De rechtbank stelt vast dat de man sinds de echtscheiding in 2005 verschillende procedures met betrekking tot de kinderalimentatie is gestart, waarin hij veelal dezelfde stellingen betrekt. In totaal zijn tussen partijen negen procedures aanhangig geweest en deze procedure is de zevende die betrekking heeft op de door de man verschuldigde kinderalimentatie. Tot op heden heeft geen van de gevoerde procedures tot het door de man gewenste resultaat geleid, anders dan dat hij geen bijdrage meer verschuldigd is voor de zoon die inmiddels bij hem zijn hoofdverblijfplaats heeft. De rechtbank stelt vast dat de man in deze procedure ter onderbouwing van zijn verzoek slechts gronden heeft aangevoerd die reeds in eerdere procedures zijn beoordeeld. Nu in het geheel geen nieuwe stellingen zijn betrokken, had het de man op voorhand duidelijk kunnen (en moeten) zijn dat ook deze procedure tot afwijzing van zijn verzoek zou leiden. De rechtbank ziet in het voorgaande aanleiding een proceskostenveroordeling uit te spreken.

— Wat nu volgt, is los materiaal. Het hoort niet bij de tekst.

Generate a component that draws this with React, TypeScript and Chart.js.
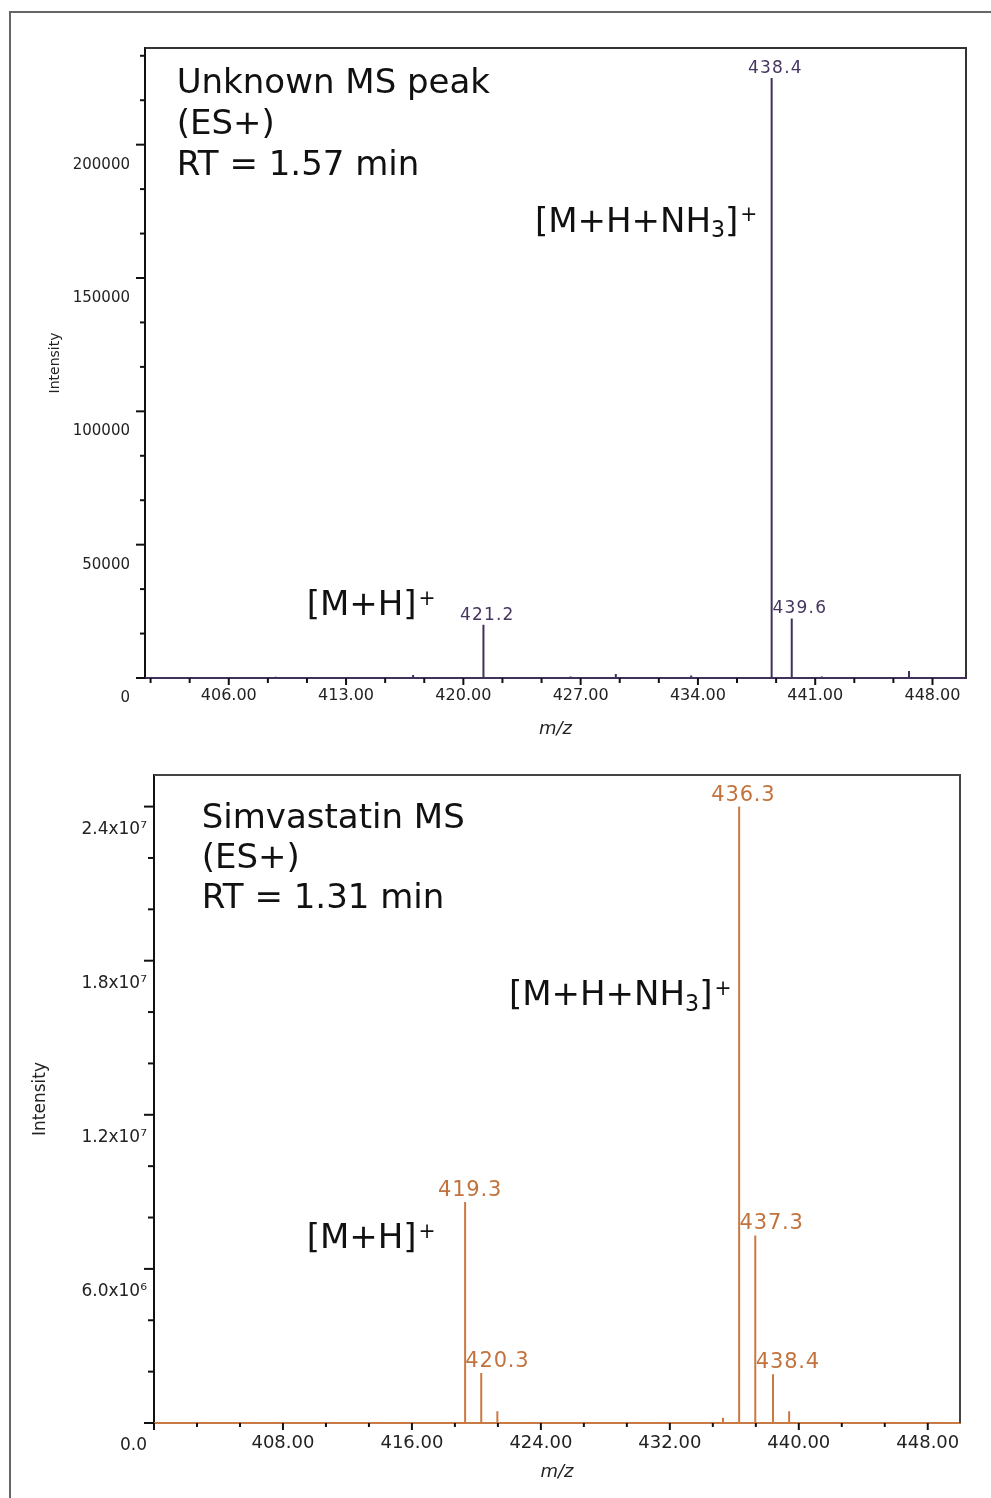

Ingevolge artikel 289 Rv is de rechtbank daarbij, anders dan in dagvaardingszaken, niet gebonden aan het liquidatietarief. Blijkens de door de vrouw in het geding gebrachte stukken bedragen haar proceskosten tot op heden € 1.974,21. Zij heeft haar juridische kosten vanaf de laatst verstuurde declaratie tot en met de afwikkeling van de procedure geprognosticeerd op een bedrag van € 976,75. In het licht van de gemotiveerde betwisting door de man acht de rechtbank het redelijk rekening te houden met een bedrag aan nog te maken kosten van € 800,--. In het licht van het vorenstaande beslist de rechtbank als na te melden.
Beslissing
De rechtbank:
wijst af de verzoeken van de man;
veroordeelt de man in de proceskosten van de vrouw ten bedrage van € 2.774,21 en verklaart deze beschikking in zoverre uitvoerbaar bij voorraad.
Deze beschikking is gegeven door mr. J. Brandt, tevens kinderrechter, in tegenwoordigheid van V. van den Hoed-Koreneef als griffier, en uitgesproken ter openbare terechtzitting van 10 juli 2012.